Freshly eroded rocks recently released from the shoreline usually have angular shapes and edges. After a few years of beach life they become the water rounded pebbles that skitter so readily underfoot. However, if you look closely at the stones still embedded in the bluff’s clay some of them may also show signs of some water rounding that must have occurred long before Lake Ontario existed. Now and then a really big rock ends up on the shore or in the lake. They can be of various types- some are sandstone or limestone others are metamorphic. These are glacial erratics, some of which were carried long distances by the ice. ( photo shows two distinctly rounded erratics that have recently eroded out from the land)

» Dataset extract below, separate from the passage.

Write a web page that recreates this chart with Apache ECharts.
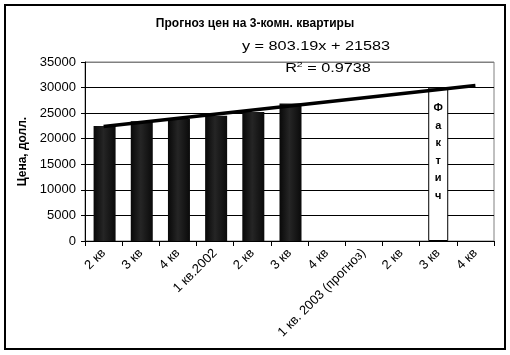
<!DOCTYPE html>
<html><head><meta charset="utf-8">
<script src="https://cdn.jsdelivr.net/npm/echarts@6/dist/echarts.min.js"></script>
<style>html,body{margin:0;padding:0;background:#fff}#c{width:510px;height:355px}</style>
</head><body><div id="c"></div>
<script>
const categories = ['2 кв', '3 кв', '4 кв', '1 кв.2002', '2 кв', '3 кв', '4 кв', '1 кв. 2003 (прогноз)', '2 кв', '3 кв', '4 кв'];
const prices = [22500, 23400, 23900, 24500, 25200, 26900, null, null, null, null, null];
const factBox = [null, null, null, null, null, null, null, null, null, 30000, null];
const trend = [22386, null, null, null, null, null, null, null, null, null, 30418];
const yTicks = [0, 5000, 10000, 15000, 20000, 25000, 30000, 35000];
const titleText = 'Прогноз цен на 3-комн. квартиры';
const yName = 'Цена, долл.';
const equation = 'y = 803.19x + 21583';
const r2 = '0.9738';
const factLabel = 'Фактич';

const chart = echarts.init(document.getElementById('c'), null, {renderer: 'canvas'});
const FONT = 'Arial, "Liberation Sans", sans-serif';
chart.setOption({
  animation: false,
  backgroundColor: '#fff',
  title: {
    text: titleText, left: 'center', top: 13,
    textStyle: {fontFamily: FONT, fontSize: 12, fontWeight: 'bold', color: '#000'}
  },
  graphic: [
    {type: 'rect', shape: {x: 5, y: 5, width: 500, height: 344}, style: {fill: 'none', stroke: '#000', lineWidth: 2}, z: 100},
    {type: 'text', x: 316, y: 47, scaleX: 1.3, z: 50,
      style: {text: equation, fontFamily: FONT, fontSize: 12.5, fill: '#000', align: 'center', verticalAlign: 'middle'}},
    {type: 'text', x: 328, y: 69, scaleX: 1.3, z: 50,
      style: {text: 'R{s|2} = ' + r2, fontFamily: FONT, fontSize: 12.5, fill: '#000', align: 'center', verticalAlign: 'middle',
        rich: {s: {fontSize: 8, verticalAlign: 'top', padding: [0, 0, 8, 0], fontFamily: FONT}}}}
  ],
  grid: {left: 85, right: 16, top: 62, bottom: 114, show: true, borderColor: '#808080', borderWidth: 1, backgroundColor: '#fff'},
  xAxis: {
    type: 'category', data: categories,
    axisLine: {lineStyle: {color: '#000', width: 1}},
    axisTick: {show: true, length: 5, lineStyle: {color: '#000'}},
    axisLabel: {interval: 0, rotate: 45, fontFamily: FONT, fontSize: 13, color: '#000', margin: 10},
    splitLine: {show: false}
  },
  yAxis: {
    type: 'value', min: 0, max: 35000, interval: 5000,
    name: yName, nameLocation: 'middle', nameGap: 46, nameRotate: 90,
    nameTextStyle: {fontFamily: FONT, fontSize: 12, fontWeight: 'bold', color: '#000'},
    axisLine: {show: true, lineStyle: {color: '#000', width: 1}},
    axisTick: {show: true, length: 4, lineStyle: {color: '#000'}},
    axisLabel: {fontFamily: FONT, fontSize: 13, color: '#000', margin: 9,
      formatter: v => yTicks.includes(v) ? String(v) : ''},
    splitLine: {lineStyle: {color: ['#000', '#000', '#000', '#000', '#000', '#000', '#000', '#808080'], width: 1}}
  },
  series: [
    {
      type: 'bar', data: prices, barWidth: 22, barGap: '-100%',
      itemStyle: {
        color: new echarts.graphic.LinearGradient(0, 0, 1, 0, [
          {offset: 0, color: '#080808'}, {offset: 0.45, color: '#252525'}, {offset: 1, color: '#0a0a0a'}
        ])
      }
    },
    {
      type: 'bar', data: factBox, barWidth: 20, barGap: '-100%',
      itemStyle: {color: '#fff', borderColor: '#000', borderWidth: 1},
      label: {show: true, position: 'insideTop', distance: 12,
        formatter: () => factLabel.split('').join('\n'),
        fontFamily: FONT, fontSize: 11, fontWeight: 'bold', color: '#000', lineHeight: 17.5}
    },
    {
      type: 'line', data: trend, connectNulls: true, symbol: 'none', z: 10,
      lineStyle: {color: '#000', width: 3.5}
    }
  ]
});
</script></body></html>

Recently I encountered two large boulders recently eroded out from the shoreline. Both appeared to be granite like gneiss, ancient metamorphic rocks that resemble those of the Canadian Shield to the north. Both were clearly somewhat water rounded. Perhaps they were dragged around by the glacier long enough to be rounded off. Or perhaps after they formed a billion year ago miles below the earth’s surface, in the deep time of geology, and then somehow journeyed to the surface they were shaped by water action.
Maybe at some point in their lives they became subject to the forces of an ancient river’s current or were once pounded by the surf of an unknown ocean. Perhaps the waves of the Ordovician sea where the fossil crinoids and horn corals lived, rounded them off. As the guidebook to NY fossils says the vastness of geologic time is difficult to comprehend.
The origins and types of glacial erratics differ from the so called native ‘bedrock’ . Once before the age of geological science, people thought these odd boulders were deposited by the great flood that Noah navigated. By the later 1800’s scholars figured out that they were transported by ice sometimes for hundreds of miles before being left behind after the big melt down. While such rocks can be as big as a house, most of the ones along the lake shore are more on the order of a small compact car or less.
There is a particularly big one just off shore from Dutch Street that lies in about seven feet of water. It’s visible during fall water levels, and is far enough out to be a year around navigational hazard to small boats. The pair on the beach in my photo are much more typical. They were eroded or plucked from the earth by the moving ice sheet after perhaps its massive weight cracked the rock below it.